M. Schedel: Can I have a sense of the body is that we would like the PTC’s to look into changing this and they would be open to suggestions by chairs, interested parties, etc? We want them to go forward with this and perhaps work with the Deans office. Maybe we could make task force with staff and some members of each PTC and some people from the Deans Office. I think that group to come up with an effective solution. I would want the task force to look at interdisciplinary scholars because I believe they have been severely disadvantaged under the current system.
VII. Discussion of Survey Results (M. Schedel)

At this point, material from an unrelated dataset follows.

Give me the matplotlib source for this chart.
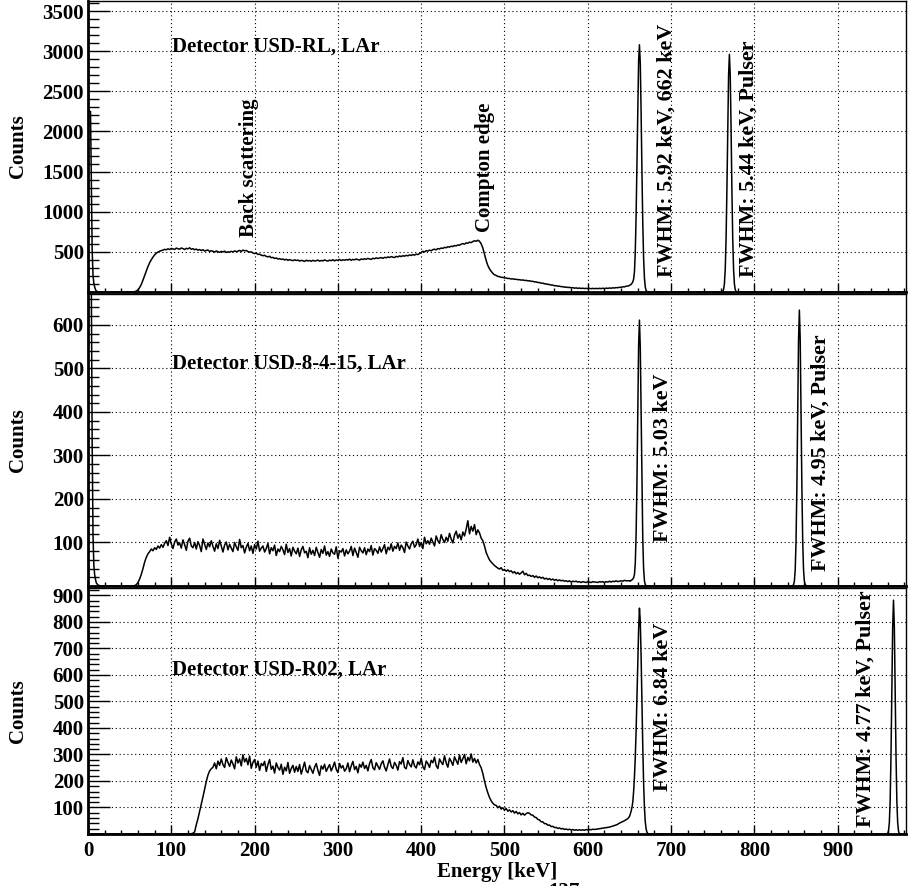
import numpy as np
import matplotlib
matplotlib.use("Agg")
import matplotlib.pyplot as plt
from matplotlib.ticker import MultipleLocator, NullFormatter

plt.rcParams["font.family"] = ["Liberation Serif", "DejaVu Serif"]
plt.rcParams["font.weight"] = "bold"

# energy grids in keV
e_low = np.arange(0, 10)          # threshold region, 1 keV
e_cont = np.arange(10, 650, 2)    # continuum, 2 keV (320 points)
e_peak = np.arange(650, 674)      # 662 keV line, 1 keV
e_end = 982

# --- Detector USD-RL ---
rl_low = [2250, 2250, 2250, 2250, 1350, 520, 210, 110, 62, 30]
rl_cont = [
    12, 3, 0, 0, 0, 0, 0, 0, 0, 0,
    0, 0, 0, 0, 0, 0, 0, 0, 0, 0,
    0, 0, 1, 4, 12, 28, 55, 95, 148, 205,
    262, 318, 365, 402, 435, 462, 483, 498, 508, 515,
    522, 531, 526, 538, 529, 543, 536, 530, 547, 539,
    533, 548, 541, 529, 544, 537, 551, 532, 540, 526,
    535, 521, 529, 516, 527, 510, 518, 523, 505, 514,
    508, 497, 511, 503, 494, 506, 499, 509, 492, 501,
    496, 507, 499, 512, 503, 509, 518, 506, 522, 513,
    517, 504, 497, 500, 486, 479, 484, 468, 471, 459,
    452, 457, 443, 438, 445, 427, 431, 418, 424, 411,
    415, 406, 411, 399, 408, 394, 403, 397, 390, 401,
    392, 398, 385, 394, 389, 381, 396, 387, 392, 383,
    395, 386, 390, 398, 384, 393, 387, 400, 391, 385,
    397, 390, 402, 388, 399, 394, 405, 392, 401, 396,
    404, 398, 409, 395, 406, 401, 411, 403, 397, 412,
    405, 414, 408, 419, 411, 406, 421, 414, 425, 418,
    423, 429, 419, 432, 426, 437, 430, 441, 434, 429,
    444, 437, 449, 441, 452, 446, 457, 450, 462, 455,
    467, 459, 472, 466, 480, 493, 507, 499, 515, 510,
    521, 514, 528, 533, 525, 541, 536, 548, 543, 556,
    551, 564, 559, 571, 566, 579, 574, 587, 582, 596,
    603, 596, 612, 607, 621, 615, 629, 638, 632, 645,
    632, 600, 548, 470, 392, 330, 288, 258, 232, 214,
    206, 194, 191, 182, 183, 174, 175, 168, 169, 162,
    164, 158, 159, 153, 154, 148, 150, 144, 145, 139,
    140, 133, 133, 126, 126, 118, 118, 110, 110, 102,
    102, 94, 94, 86, 86, 78, 79, 72, 73, 66,
    67, 60, 62, 56, 58, 52, 54, 48, 51, 46,
    49, 44, 47, 43, 46, 42, 45, 41, 45, 41,
    45, 41, 46, 42, 47, 43, 48, 45, 50, 47,
    52, 50, 55, 53, 59, 58, 65, 64, 72, 73,
]
rl_peak = [82, 88, 95, 108, 125, 160, 250, 500, 950, 1580, 2290, 2880,
           3080, 2850, 2240, 1500, 860, 420, 175, 62, 20, 6, 2, 0]
rl_puls_e = np.arange(760, 781)
rl_puls = [0, 2, 7, 30, 102, 285, 660, 1274, 2034, 2697, 2960,
           2697, 2034, 1274, 660, 285, 102, 30, 7, 2, 0]

# --- Detector USD-8-4-15 ---
d8_low = [900, 900, 900, 900, 690, 330, 120, 48, 26, 15]
d8_cont = [
    7, 2, 1, 0, 0, 0, 0, 0, 0, 0,
    0, 0, 0, 0, 0, 0, 0, 0, 0, 0,
    0, 0, 0, 1, 3, 8, 16, 27, 40, 55,
    66, 74, 79, 85, 81, 88, 84, 92, 87, 95,
    89, 98, 104, 93, 112, 97, 86, 101, 108, 94,
    99, 87, 106, 95, 82, 103, 110, 92, 88, 100,
    85, 102, 93, 79, 108, 96, 84, 99, 90, 104,
    91, 80, 97, 86, 105, 92, 78, 94, 101, 83,
    96, 87, 79, 100, 90, 82, 107, 88, 93, 76,
    89, 98, 81, 92, 75, 95, 85, 103, 80, 87,
    92, 78, 86, 98, 74, 88, 81, 94, 70, 85,
    79, 91, 83, 72, 96, 77, 86, 69, 89, 80,
    74, 87, 68, 83, 91, 76, 80, 65, 88, 73,
    82, 70, 89, 77, 66, 84, 75, 92, 71, 79,
    68, 85, 76, 73, 90, 64, 81, 78, 86, 69,
    83, 74, 80, 91, 70, 87, 77, 66, 89, 81,
    76, 88, 72, 85, 79, 93, 71, 86, 82, 75,
    90, 78, 86, 95, 74, 89, 83, 97, 80, 91,
    86, 99, 82, 94, 88, 77, 101, 92, 85, 97,
    103, 89, 95, 108, 91, 100, 86, 112, 97, 104,
    96, 110, 101, 92, 115, 104, 98, 118, 107, 100,
    112, 103, 121, 108, 99, 117, 126, 110, 119, 106,
    124, 115, 131, 150, 120, 137, 126, 141, 118, 129,
    122, 110, 104, 92, 77, 68, 60, 55, 51, 47,
    44, 41, 39, 42, 36, 38, 34, 37, 33, 35,
    30, 33, 28, 31, 27, 30, 34, 26, 29, 24,
    25, 22, 24, 20, 23, 19, 21, 18, 20, 16,
    18, 15, 17, 14, 16, 13, 15, 12, 14, 12,
    13, 11, 12, 10, 12, 9, 11, 10, 11, 9,
    10, 8, 10, 9, 8, 10, 9, 8, 10, 9,
    9, 8, 10, 9, 10, 8, 10, 9, 11, 9,
    11, 10, 12, 10, 11, 12, 11, 13, 12, 12,
]
d8_peak = [12, 11, 13, 14, 16, 19, 26, 52, 118, 238, 400, 552,
           611, 548, 395, 229, 107, 40, 12, 3, 1, 0, 0, 0]
d8_puls_e = np.arange(845, 864)
d8_puls = [0, 1, 3, 11, 37, 103, 228, 403, 566, 634,
           566, 403, 228, 103, 37, 11, 3, 1, 0]

# --- Detector USD-R02 ---
r02_low = [0, 0, 0, 0, 0, 0, 0, 0, 0, 0]
r02_cont = [
    0, 0, 0, 0, 0, 0, 0, 0, 0, 0,
    0, 0, 0, 0, 0, 0, 0, 0, 0, 0,
    0, 0, 0, 0, 0, 0, 0, 0, 0, 0,
    0, 0, 0, 0, 0, 0, 0, 0, 0, 0,
    0, 0, 0, 0, 0, 0, 0, 0, 0, 0,
    0, 0, 0, 0, 0, 0, 0, 1, 3, 8,
    35, 58, 85, 112, 140, 170, 198, 222, 238, 246,
    252, 268, 246, 275, 259, 283, 262, 251, 288, 270,
    255, 279, 264, 246, 291, 268, 283, 257, 299, 272,
    285, 261, 294, 248, 270, 281, 252, 275, 240, 266,
    258, 274, 236, 262, 281, 244, 256, 230, 268, 251,
    241, 263, 225, 252, 238, 270, 229, 247, 259, 233,
    255, 236, 262, 226, 249, 271, 238, 231, 258, 244,
    229, 252, 266, 240, 221, 257, 245, 263, 236, 250,
    262, 238, 253, 271, 244, 232, 266, 249, 258, 237,
    246, 268, 235, 257, 274, 243, 255, 231, 263, 252,
    271, 247, 259, 238, 266, 281, 250, 242, 269, 256,
    244, 265, 276, 252, 238, 262, 283, 255, 247, 270,
    259, 241, 273, 264, 288, 251, 246, 277, 262, 253,
    280, 257, 249, 272, 261, 286, 254, 243, 275, 266,
    251, 278, 269, 290, 258, 247, 283, 271, 262, 295,
    268, 252, 286, 274, 259, 291, 277, 263, 298, 270,
    284, 300, 265, 289, 276, 302, 271, 285, 268, 281,
    262, 250, 228, 200, 175, 155, 138, 125, 116, 110,
    108, 99, 105, 94, 99, 90, 96, 86, 91, 83,
    88, 79, 85, 76, 81, 72, 78, 71, 77, 80,
    78, 72, 71, 64, 62, 55, 53, 46, 46, 39,
    39, 33, 34, 28, 29, 24, 25, 21, 23, 19,
    21, 17, 19, 16, 18, 15, 17, 14, 16, 14,
    16, 14, 16, 14, 17, 15, 17, 16, 18, 17,
    18, 19, 20, 21, 22, 23, 24, 25, 26, 28,
    30, 32, 34, 37, 41, 44, 47, 50, 54, 58,
]
r02_peak = [66, 75, 86, 100, 120, 160, 215, 290, 390, 510, 640, 770,
            852, 803, 671, 499, 329, 192, 100, 46, 19, 7, 2, 0]
r02_puls_e = np.arange(959, 976)
r02_puls = [0, 2, 11, 43, 127, 297, 543, 781, 882,
            781, 543, 297, 127, 43, 11, 2, 0]


def spectrum(low, cont, peak, puls_e, puls):
    e = np.concatenate([e_low, e_cont, e_peak, puls_e, [e_end]])
    c = np.concatenate([low, cont, peak, puls, [0]])
    return e, c


panels = [
    dict(data=spectrum(rl_low, rl_cont, rl_peak, rl_puls_e, rl_puls),
         ylim=3625, major=500, minor=100, name="Detector USD-RL, LAr", name_y=3000,
         notes=[(695, 186, "FWHM: 5.92 keV, 662 keV", 15.8),
                (793, 186, "FWHM: 5.44 keV, Pulser", 15.8),
                (193, 680, "Back scattering", 15),
                (477, 743, "Compton edge", 15)],
         box=[88, 1, 906, 292]),
    dict(data=spectrum(d8_low, d8_cont, d8_peak, d8_puls_e, d8_puls),
         ylim=671, major=100, minor=20, name="Detector USD-8-4-15, LAr", name_y=500,
         notes=[(690, 102, "FWHM: 5.03 keV", 15.8),
                (880, 34, "FWHM: 4.95 keV, Pulser", 15.8)],
         box=[88, 294, 906, 586]),
    dict(data=spectrum(r02_low, r02_cont, r02_peak, r02_puls_e, r02_puls),
         ylim=928, major=100, minor=20, name="Detector USD-R02, LAr", name_y=600,
         notes=[(690, 161, "FWHM: 6.84 keV", 15.8),
                (934, 25, "FWHM: 4.77 keV, Pulser", 15.8)],
         box=[88, 588, 906, 834]),
]

W, H = 909, 886
fig = plt.figure(figsize=(W / 100, H / 100), dpi=100)
fs = 15

for i, p in enumerate(panels):
    x0, y0, x1, y1 = p["box"]
    ax = fig.add_axes([x0 / W, (H - y1) / H, (x1 - x0) / W, (y1 - y0) / H])
    e, c = p["data"]
    ax.plot(e, c, color="black", lw=1.1)
    ax.set_xlim(0, e_end)
    ax.set_ylim(0, p["ylim"])

    ax.xaxis.set_major_locator(MultipleLocator(100))
    ax.xaxis.set_minor_locator(MultipleLocator(20))
    ax.yaxis.set_major_locator(MultipleLocator(p["major"]))
    ax.yaxis.set_minor_locator(MultipleLocator(p["minor"]))
    ax.yaxis.set_major_formatter(
        plt.FuncFormatter(lambda v, pos: "" if v <= 0 else f"{v:.0f}"))
    ax.grid(True, which="major", color="black", lw=0.8, linestyle=(0, (1, 2.5)))

    ax.tick_params(axis="y", which="major", direction="in", length=16, width=1.0,
                   labelsize=fs, pad=3)
    ax.tick_params(axis="y", which="minor", direction="in", length=8, width=1.0)
    ax.tick_params(axis="x", which="major", direction="in", length=6.5, width=1.0,
                   labelsize=fs, pad=5)
    ax.tick_params(axis="x", which="minor", direction="in", length=3.2, width=1.0)
    for lab in ax.get_yticklabels() + ax.get_xticklabels():
        lab.set_fontweight("bold")

    for side in ("left", "bottom"):
        ax.spines[side].set_linewidth(2.0)
    for side in ("top", "right"):
        ax.spines[side].set_linewidth(1.0)

    if i < 2:
        ax.xaxis.set_major_formatter(NullFormatter())
    else:
        ax.set_xlabel("Energy [keV]", fontsize=fs, fontweight="bold", labelpad=1)

    ax.text(101, p["name_y"], p["name"], fontsize=fs, fontweight="bold",
            ha="left", va="baseline")
    for ex, cy, txt, size in p["notes"]:
        ax.text(ex, cy, txt, rotation=90, fontsize=size, fontweight="bold",
                ha="center", va="bottom")

    fig.text(18 / W, 1 - (y0 + y1) / 2 / H, "Counts", rotation=90, fontsize=fs,
             fontweight="bold", ha="center", va="center")

# caption line running off the bottom edge
fig.text(564 / W, 4 / H, "137", fontsize=fs, fontweight="bold", ha="center", va="top")

fig.savefig("out.png", dpi=100)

- The University sent out a survey and the results are on the website. The two leaders that we have sort of a direct line to the CAS are Dean Sacha Kopp and Dean Constantinou. The Library one is a little tricky because it was kind of smushed in both how she is as Dean and how the Libraries in general are perceived by faculty and staff. Both had some issues and we are trying to figure out how to proceed from this point. The Senate Executive Committee has spoken to President Stanley about this and he sort implied the problems are all because we are in a tight budget. We would like a stronger response from administration.
P. Bingham: There is budget process is going to unfold in the next couple of months.
I don’t think this Senate should walk away from this.
N. Goodman: We should see what happens as a result of the survey. It is not our job to deal with the individuals directly. It’s the Provost’s job. The Executive Committee has spoken with him.
P. Bingham: Should we wait a few months to see what happens? President Stanley’s response is completely unacceptable.
M. Schedel: None of the comments were related to money. It was also difficult since Dennis Assanis left before survey results came out.
N. Goodman: The administration usually says it’s a personnel matter and they cannot comment on it. It’s not a personnel matter solely. This was a survey where people gave their opinions. There needs to be some action taken as a result of it.
M. Schedel: E. Feldman, President of the University Senate, suggested that I meet with the Provost as a representative of this body.
M. Schedel: We can do another survey in a year or so
P. Di Pasquale-Alvarez: The President, Provost, VP for HSC could ask for more details, more comments. No one has asked for the rest of the comments.
M. Schedel: If anyone doesn’t want to speak on the record today I am available to talk to. I will also ask that the A+S Executive Committee meet with the Provost if this body thinks that is appropriate.